§ **AIM**
Reproduce only the lines that begin at the line with "Clone this diagram in TikZ." and run to the end of the entries; omit every picture.

§ **DATA FOR THIS TASK**
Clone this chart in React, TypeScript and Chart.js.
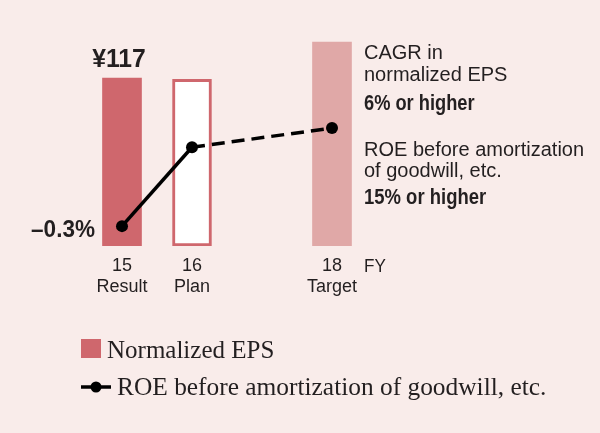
import React, { useEffect, useRef } from 'react';
import { Chart, registerables } from 'chart.js';

Chart.register(...registerables);

// ---- data ----
const years = ['15', '16', '17', '18'];
const yearNotes = ['Result', 'Plan', '', 'Target'];
const epsValues = [117, 116, null, 142];
const roeValues = [-0.3, 12, null, 15];
const epsValueLabel = '¥117';
const roeValueLabel = '–0.3%';
const axisUnit = 'FY';
const epsNoteLines = ['CAGR in', 'normalized EPS'];
const epsNoteTarget = '6% or higher';
const roeNoteLines = ['ROE before amortization', 'of goodwill, etc.'];
const roeNoteTarget = '15% or higher';
const legendLabels = ['Normalized EPS', 'ROE before amortization of goodwill, etc.'];

// ---- style ----
const BG = '#f9ecea';
const RED = '#cf676d';
const PINK = '#e0a8a7';
const INK = '#231f20';
const REG = "'Liberation Sans', Arial, sans-serif";
const SERIF = "'Liberation Serif', 'Times New Roman', serif";

function condensed(ctx: CanvasRenderingContext2D, text: string, x: number, y: number, sx: number) {
  ctx.save();
  ctx.translate(x, y);
  ctx.scale(sx, 1);
  ctx.fillText(text, 0, 0);
  ctx.restore();
}

const annotate = {
  id: 'annotate',
  afterDraw(chart: any) {
    const ctx = chart.ctx as CanvasRenderingContext2D;
    const area = chart.chartArea;
    const barMeta = chart.getDatasetMeta(1);
    const lineMeta = chart.getDatasetMeta(0);
    ctx.save();
    ctx.fillStyle = INK;
    ctx.textBaseline = 'alphabetic';

    // value label above first bar
    const b0 = barMeta.data[0];
    ctx.font = `bold 26px ${REG}`;
    ctx.textAlign = 'center';
    condensed(ctx, epsValueLabel, b0.x - 3, b0.y - 11, 0.95);

    // value label left of first point
    const p0 = lineMeta.data[0];
    ctx.font = `bold 23px ${REG}`;
    ctx.textAlign = 'right';
    condensed(ctx, roeValueLabel, p0.x - 27, p0.y + 10.5, 0.98);

    // right-side notes
    const nx = area.right - 3;
    ctx.textAlign = 'left';
    ctx.font = `20px ${REG}`;
    ctx.fillText(epsNoteLines[0], nx, 59);
    ctx.fillText(epsNoteLines[1], nx, 80.5);
    ctx.font = `bold 22px ${REG}`;
    condensed(ctx, epsNoteTarget, nx, 110, 0.83);
    ctx.font = `20px ${REG}`;
    ctx.fillText(roeNoteLines[0], nx, 156);
    ctx.fillText(roeNoteLines[1], nx, 177);
    ctx.font = `bold 22px ${REG}`;
    condensed(ctx, roeNoteTarget, nx, 203.5, 0.84);

    // axis unit
    ctx.font = `19px ${REG}`;
    condensed(ctx, axisUnit, nx, 272, 0.9);

    // legend
    ctx.fillStyle = RED;
    ctx.fillRect(81, 339, 20, 19);
    ctx.fillStyle = INK;
    ctx.font = `25px ${SERIF}`;
    ctx.fillText(legendLabels[0], 107, 358);
    ctx.strokeStyle = '#000';
    ctx.lineWidth = 3.5;
    ctx.beginPath();
    ctx.moveTo(81, 387);
    ctx.lineTo(111, 387);
    ctx.stroke();
    ctx.fillStyle = '#000';
    ctx.beginPath();
    ctx.arc(96, 387, 5.5, 0, Math.PI * 2);
    ctx.fill();
    ctx.fillStyle = INK;
    ctx.font = `25.4px ${SERIF}`;
    ctx.fillText(legendLabels[1], 117, 395);
    ctx.restore();
  },
};

export default function App() {
  const ref = useRef<HTMLCanvasElement>(null);
  useEffect(() => {
    if (!ref.current) return;
    const chart = new Chart(ref.current, {
      type: 'bar',
      data: {
        labels: years,
        datasets: [
          {
            type: 'line',
            label: legendLabels[1],
            data: roeValues,
            yAxisID: 'y2',
            order: 0,
            borderColor: '#000',
            backgroundColor: '#000',
            borderWidth: 3.5,
            pointRadius: 6,
            pointBackgroundColor: '#000',
            pointBorderWidth: 0,
            spanGaps: true,
            tension: 0,
            segment: {
              borderDash: (c: any) => (c.p0DataIndex >= 1 ? [13, 7] : undefined),
            },
          } as any,
          {
            type: 'bar',
            label: legendLabels[0],
            data: epsValues,
            yAxisID: 'y',
            order: 1,
            backgroundColor: [RED, '#ffffff', RED, PINK],
            borderColor: [RED, RED, RED, PINK],
            borderWidth: [0, 3, 0, 0],
            borderSkipped: false,
            barThickness: 39,
          } as any,
        ],
      },
      options: {
        responsive: false,
        animation: false,
        layout: { padding: { left: 87, right: 233, top: 30.6, bottom: 0 } },
        plugins: { legend: { display: false }, tooltip: { enabled: false } },
        scales: {
          x: {
            type: 'category',
            offset: true,
            grid: { display: false },
            border: { display: false },
            ticks: {
              autoSkip: false,
              maxRotation: 0,
              padding: 2,
              color: INK,
              font: { family: REG, size: 18, lineHeight: 1.15 },
              callback: (_v: any, i: number) => (yearNotes[i] ? [years[i], yearNotes[i]] : ''),
            },
            afterFit: (s: any) => {
              s.height = 187;
            },
          },
          y: { display: false, min: 0, max: 150 },
          y2: { display: false, min: -3.4, max: 30.2, position: 'right' },
        },
      } as any,
      plugins: [annotate],
    });
    return () => chart.destroy();
  }, []);
  return (
    <div style={{ position: 'fixed', left: 0, top: 0, width: 600, height: 433, background: BG }}>
      <canvas ref={ref} width={600} height={433} style={{ display: 'block', width: 600, height: 433 }} />
    </div>
  );
}
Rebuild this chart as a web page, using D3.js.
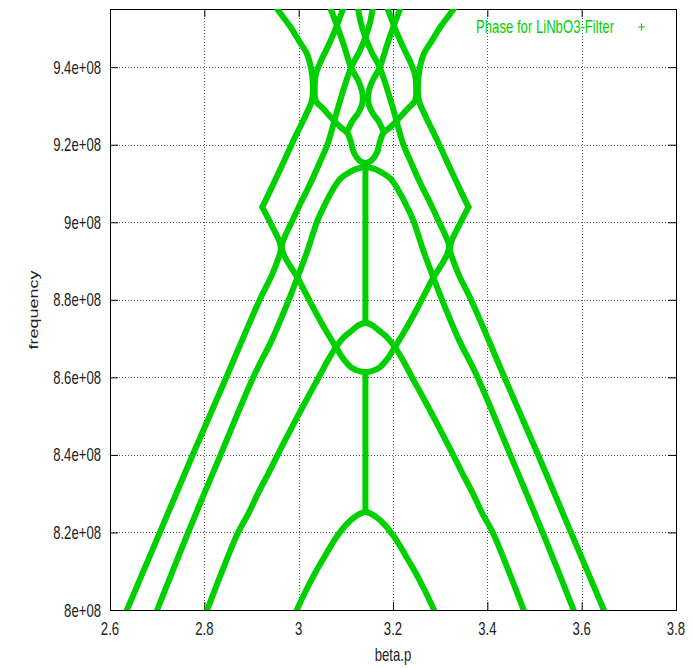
<!DOCTYPE html>
<html><head><meta charset="utf-8">
<script src="https://cdn.jsdelivr.net/npm/d3@7"></script>
<style>body{margin:0;background:#fff;} svg{display:block;}</style>
</head><body><svg id="c" width="693" height="668"></svg>
<script>
// ---- axis ticks ----
const xTicks = [2.6, 2.8, 3.0, 3.2, 3.4, 3.6, 3.8];
const xTickLabels = ["2.6", "2.8", "3", "3.2", "3.4", "3.6", "3.8"];
const yTicks = [8.0e8, 8.2e8, 8.4e8, 8.6e8, 8.8e8, 9.0e8, 9.2e8, 9.4e8];
const yTickLabels = ["8e+08", "8.2e+08", "8.4e+08", "8.6e+08", "8.8e+08", "9e+08", "9.2e+08", "9.4e+08"];
const seriesName = "Phase for LiNbO3-Filter";

// ---- branches: [beta.p, frequency] ----
const branchOuterLeftLow = [[2.636,8.000e8],[2.706,8.201e8],[2.775,8.399e8],[2.847,8.601e8],[2.917,8.799e8],[2.943,8.863e8],[2.957,8.907e8],[2.962,8.928e8],[2.960,8.948e8],[2.947,8.982e8],[2.923,9.039e8]];
const branchOuterLeftHigh = [[2.923,9.039e8],[2.955,9.121e8],[2.989,9.211e8],[3.013,9.271e8],[3.028,9.314e8],[3.030,9.358e8],[3.026,9.399e8],[3.017,9.436e8],[3.000,9.469e8],[2.983,9.503e8],[2.955,9.549e8],[2.950,9.560e8]];
const branchOuterRightLow = [[3.647,8.000e8],[3.577,8.201e8],[3.508,8.399e8],[3.436,8.601e8],[3.366,8.799e8],[3.340,8.863e8],[3.326,8.907e8],[3.321,8.928e8],[3.323,8.948e8],[3.336,8.982e8],[3.360,9.039e8]];
const branchOuterRightHigh = [[3.360,9.039e8],[3.328,9.121e8],[3.294,9.211e8],[3.270,9.271e8],[3.255,9.314e8],[3.253,9.358e8],[3.257,9.399e8],[3.266,9.436e8],[3.283,9.469e8],[3.300,9.503e8],[3.328,9.549e8],[3.333,9.560e8]];

const branchCrossLeft = [[3.1416,8.613e8],[3.126,8.617e8],[3.111,8.626e8],[3.094,8.649e8],[3.079,8.678e8],[3.057,8.722e8],[3.036,8.768e8],[3.017,8.812e8],[2.998,8.856e8],[2.981,8.889e8],[2.968,8.918e8],[2.964,8.938e8],[2.970,8.961e8],[2.985,9.000e8],[3.004,9.049e8],[3.026,9.103e8],[3.045,9.155e8],[3.062,9.204e8],[3.085,9.302e8],[3.111,9.399e8],[3.128,9.438e8],[3.1416,9.477e8],[3.151,9.513e8],[3.157,9.549e8],[3.160,9.560e8]];
const branchCrossRight = [[3.1416,8.613e8],[3.157,8.617e8],[3.172,8.626e8],[3.189,8.649e8],[3.204,8.678e8],[3.226,8.722e8],[3.247,8.768e8],[3.266,8.812e8],[3.285,8.856e8],[3.302,8.889e8],[3.315,8.918e8],[3.319,8.938e8],[3.313,8.961e8],[3.298,9.000e8],[3.279,9.049e8],[3.257,9.103e8],[3.238,9.155e8],[3.221,9.204e8],[3.198,9.302e8],[3.172,9.399e8],[3.155,9.438e8],[3.1416,9.477e8],[3.132,9.513e8],[3.126,9.549e8],[3.123,9.560e8]];

const branchArch = [[2.700,8.000e8],[2.766,8.201e8],[2.834,8.399e8],[2.904,8.601e8],[2.943,8.696e8],[2.970,8.773e8],[2.996,8.853e8],[3.019,8.928e8],[3.040,9.005e8],[3.055,9.044e8],[3.068,9.075e8],[3.089,9.113e8],[3.111,9.131e8],[3.126,9.139e8],[3.1416,9.142e8],[3.157,9.139e8],[3.172,9.131e8],[3.194,9.113e8],[3.215,9.075e8],[3.228,9.044e8],[3.243,9.005e8],[3.264,8.928e8],[3.287,8.853e8],[3.313,8.773e8],[3.340,8.696e8],[3.379,8.601e8],[3.449,8.399e8],[3.517,8.201e8],[3.583,8.000e8]];

const branchLens = [[2.806,8.000e8],[2.838,8.101e8],[2.872,8.201e8],[2.894,8.250e8],[2.913,8.299e8],[2.934,8.348e8],[2.955,8.399e8],[2.977,8.451e8],[2.998,8.500e8],[3.021,8.552e8],[3.043,8.601e8],[3.062,8.644e8],[3.079,8.678e8],[3.096,8.704e8],[3.111,8.719e8],[3.128,8.735e8],[3.1416,8.740e8],[3.155,8.735e8],[3.172,8.719e8],[3.187,8.704e8],[3.204,8.678e8],[3.221,8.644e8],[3.240,8.601e8],[3.262,8.552e8],[3.285,8.500e8],[3.306,8.451e8],[3.328,8.399e8],[3.349,8.348e8],[3.370,8.299e8],[3.389,8.250e8],[3.411,8.201e8],[3.445,8.101e8],[3.477,8.000e8]];

const branchLow = [[2.996,8.000e8],[3.015,8.049e8],[3.036,8.098e8],[3.057,8.142e8],[3.079,8.186e8],[3.100,8.219e8],[3.121,8.242e8],[3.1416,8.253e8],[3.162,8.242e8],[3.183,8.219e8],[3.204,8.186e8],[3.226,8.142e8],[3.247,8.098e8],[3.268,8.049e8],[3.287,8.000e8]];

const branchBulbLeft = [[3.1416,9.152e8],[3.128,9.160e8],[3.117,9.180e8],[3.111,9.206e8],[3.104,9.229e8],[3.089,9.245e8],[3.068,9.271e8],[3.051,9.294e8],[3.036,9.314e8],[3.034,9.345e8],[3.036,9.379e8],[3.045,9.410e8],[3.060,9.448e8],[3.077,9.495e8],[3.094,9.549e8],[3.098,9.560e8]];
const branchBulbRight = [[3.1416,9.152e8],[3.155,9.160e8],[3.166,9.180e8],[3.172,9.206e8],[3.179,9.229e8],[3.194,9.245e8],[3.215,9.271e8],[3.232,9.294e8],[3.247,9.314e8],[3.249,9.345e8],[3.247,9.379e8],[3.238,9.410e8],[3.223,9.448e8],[3.206,9.495e8],[3.189,9.549e8],[3.185,9.560e8]];

const branchWaistLeft = [[3.064,9.560e8],[3.068,9.549e8],[3.081,9.508e8],[3.096,9.456e8],[3.111,9.399e8],[3.126,9.366e8],[3.134,9.340e8],[3.136,9.320e8],[3.134,9.302e8],[3.126,9.281e8],[3.115,9.263e8],[3.104,9.237e8]];
const branchWaistRight = [[3.219,9.560e8],[3.215,9.549e8],[3.202,9.508e8],[3.187,9.456e8],[3.172,9.399e8],[3.157,9.366e8],[3.149,9.340e8],[3.147,9.320e8],[3.149,9.302e8],[3.157,9.281e8],[3.168,9.263e8],[3.179,9.237e8]];

const gapLow = [[3.1416,8.253e8],[3.1416,8.613e8]];
const gapHigh = [[3.1416,8.740e8],[3.1416,9.142e8]];

const branches = [branchOuterLeftLow, branchOuterLeftHigh, branchOuterRightLow, branchOuterRightHigh, branchCrossLeft, branchCrossRight, branchArch, branchLens, branchLow, branchBulbLeft, branchBulbRight, branchWaistLeft, branchWaistRight, gapLow, gapHigh];

// ---- drawing ----
const W = 693, H = 668;
const m = {left: 110, right: 17, top: 9, bottom: 58};
const x = d3.scaleLinear().domain([2.6, 3.8]).range([m.left, W - m.right]);
const y = d3.scaleLinear().domain([8.0e8, 9.55e8]).range([H - m.bottom, m.top]);
const green = "#00d000";
const svg = d3.select("#c");
const FONT = "'Liberation Sans', Arial, Helvetica, sans-serif";
const SX = 0.73;

svg.append("defs").append("clipPath").attr("id", "clip")
  .append("rect").attr("x", m.left).attr("y", m.top)
  .attr("width", W - m.left - m.right).attr("height", H - m.top - m.bottom);

// grid
const grid = svg.append("g").attr("stroke", "#555").attr("stroke-width", 1).attr("stroke-dasharray", "1,2");
grid.selectAll(".gx").data(xTicks.slice(1, -1)).join("line")
  .attr("x1", d => Math.round(x(d)) + 0.5).attr("x2", d => Math.round(x(d)) + 0.5)
  .attr("y1", y.range()[0]).attr("y2", y.range()[1]);
grid.selectAll(".gy").data(yTicks.slice(1)).join("line")
  .attr("y1", d => Math.round(y(d)) + 0.5).attr("y2", d => Math.round(y(d)) + 0.5)
  .attr("x1", x.range()[0]).attr("x2", x.range()[1]);

// axes with inward ticks
const axB = svg.append("g").attr("transform", `translate(0,${y.range()[0]})`)
  .call(d3.axisBottom(x).tickValues(xTicks).tickSize(-8).tickFormat(""));
const axT = svg.append("g").attr("transform", `translate(0,${y.range()[1]})`)
  .call(d3.axisTop(x).tickValues(xTicks).tickSize(-8).tickFormat(""));
const axL = svg.append("g").attr("transform", `translate(${x.range()[0]},0)`)
  .call(d3.axisLeft(y).tickValues(yTicks).tickSize(-8).tickFormat(""));
const axR = svg.append("g").attr("transform", `translate(${x.range()[1]},0)`)
  .call(d3.axisRight(y).tickValues(yTicks).tickSize(-8).tickFormat(""));
[axB, axT, axL, axR].forEach(a => { a.selectAll("path,line").attr("stroke", "#000").attr("stroke-width", 1); });

// tick labels
svg.append("g").selectAll("text").data(xTicks).join("text")
  .attr("transform", d => `translate(${x(d)},635) scale(${SX},1)`)
  .attr("text-anchor", "middle").attr("font-family", FONT).attr("font-size", 18).attr("fill", "#222")
  .text((d, i) => xTickLabels[i]);
svg.append("g").selectAll("text").data(yTicks).join("text")
  .attr("transform", d => `translate(101,${y(d) + 6.5}) scale(${SX},1)`)
  .attr("text-anchor", "end").attr("font-family", FONT).attr("font-size", 18).attr("fill", "#222")
  .text((d, i) => yTickLabels[i]);

// axis titles
svg.append("text").attr("transform", `translate(393,661) scale(${SX},1)`)
  .attr("text-anchor", "middle").attr("font-family", FONT).attr("font-size", 18).attr("fill", "#222").text("beta.p");
svg.append("text").attr("transform", `translate(38,310) scale(${SX},1) rotate(-90)`)
  .attr("text-anchor", "middle").attr("font-family", FONT).attr("font-size", 18).attr("fill", "#222").text("frequency");

// curves
const line = d3.line().x(d => x(d[0])).y(d => y(d[1])).curve(d3.curveCatmullRom.alpha(0.5));
svg.append("g").attr("clip-path", "url(#clip)")
  .selectAll("path").data(branches).join("path")
  .attr("d", line).attr("fill", "none").attr("stroke", green)
  .attr("stroke-width", 6).attr("stroke-linejoin", "round").attr("stroke-linecap", "round");

// legend
svg.append("text").attr("transform", `translate(614,33) scale(${SX},1)`)
  .attr("text-anchor", "end").attr("font-family", FONT).attr("font-size", 18).attr("fill", green).text(seriesName);
svg.append("path").attr("d", "M638,27h7M641.5,23.5v7").attr("stroke", green).attr("stroke-width", 1.2);
</script></body></html>
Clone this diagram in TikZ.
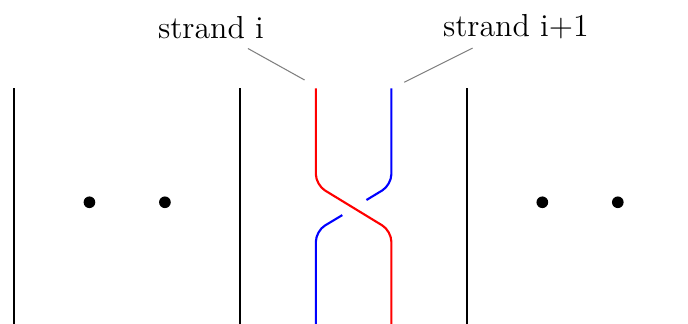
\documentclass[tikz,border=0pt]{standalone}
\usepackage{amsmath, amssymb}

\tikzset{
	wire/.style={thick},
	dot/.style={circle,fill,inner sep=0pt,minimum size=4.4pt},
	pointer/.style={gray,thin}
}

\begin{document}
\begin{tikzpicture}
				\useasboundingbox(-0.185,0)rectangle(8.93,4.28);
				% separating lines
				\foreach \x in {0,3,6}
					\draw[wire](\x,-0.1)--(\x,3.11);
				\foreach \x in {1,2,7,8}
					\node[dot](d\x)at(\x,1.6){};
				% the crossing
				\draw[wire,red,rounded corners](4,3.11)--(4,1.83)--(5,1.22)--(5,-0.1);
				\draw[wire,blue,rounded corners](5,3.11)--(5,1.83)--(4.67,1.63);
				\draw[wire,blue,rounded corners](4.35,1.43)--(4,1.22)--(4,-0.1);
				% labels
				\node[font=\large](si)at(2.61,3.91){strand i};
				\node[font=\large](sj)at(6.65,3.93){strand i+1};
				\coordinate(ti)at(3.85,3.22);
				\coordinate(tj)at(5.17,3.19);
				\draw[pointer](si)--(ti);
				\draw[pointer](sj)--(tj);
			\end{tikzpicture}
\end{document}
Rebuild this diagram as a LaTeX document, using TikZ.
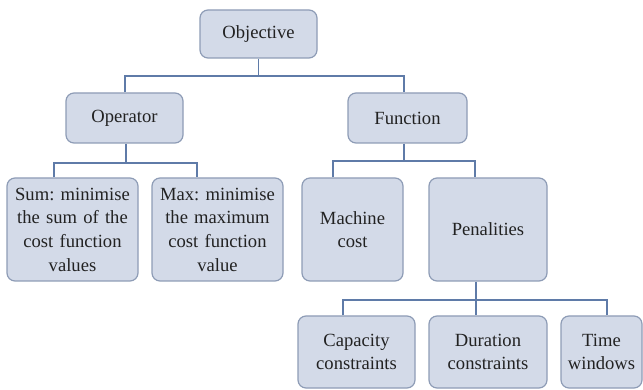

§ **EXERCISE OUTPUT**
Clone this diagram in TikZ.
\documentclass[tikz,border=0pt]{standalone}
\usepackage{amsmath, amssymb}

\tikzset{
	wire/.style={thick},
	dot/.style={circle,fill,inner sep=0pt,minimum size=4.4pt},
	pointer/.style={gray,thin}
}

\begin{document}
\begin{tikzpicture}
				\useasboundingbox(-0.185,0)rectangle(8.93,4.28);
				% separating lines
				\foreach \x in {0,3,6}
					\draw[wire](\x,-0.1)--(\x,3.11);
				\foreach \x in {1,2,7,8}
					\node[dot](d\x)at(\x,1.6){};
				% the crossing
				\draw[wire,red,rounded corners](4,3.11)--(4,1.83)--(5,1.22)--(5,-0.1);
				\draw[wire,blue,rounded corners](5,3.11)--(5,1.83)--(4.67,1.63);
				\draw[wire,blue,rounded corners](4.35,1.43)--(4,1.22)--(4,-0.1);
				% labels
				\node[font=\large](si)at(2.61,3.91){strand i};
				\node[font=\large](sj)at(6.65,3.93){strand i+1};
				\coordinate(ti)at(3.85,3.22);
				\coordinate(tj)at(5.17,3.19);
				\draw[pointer](si)--(ti);
				\draw[pointer](sj)--(tj);
			\end{tikzpicture}
\end{document}
Rebuild this diagram as a LaTeX document, using TikZ.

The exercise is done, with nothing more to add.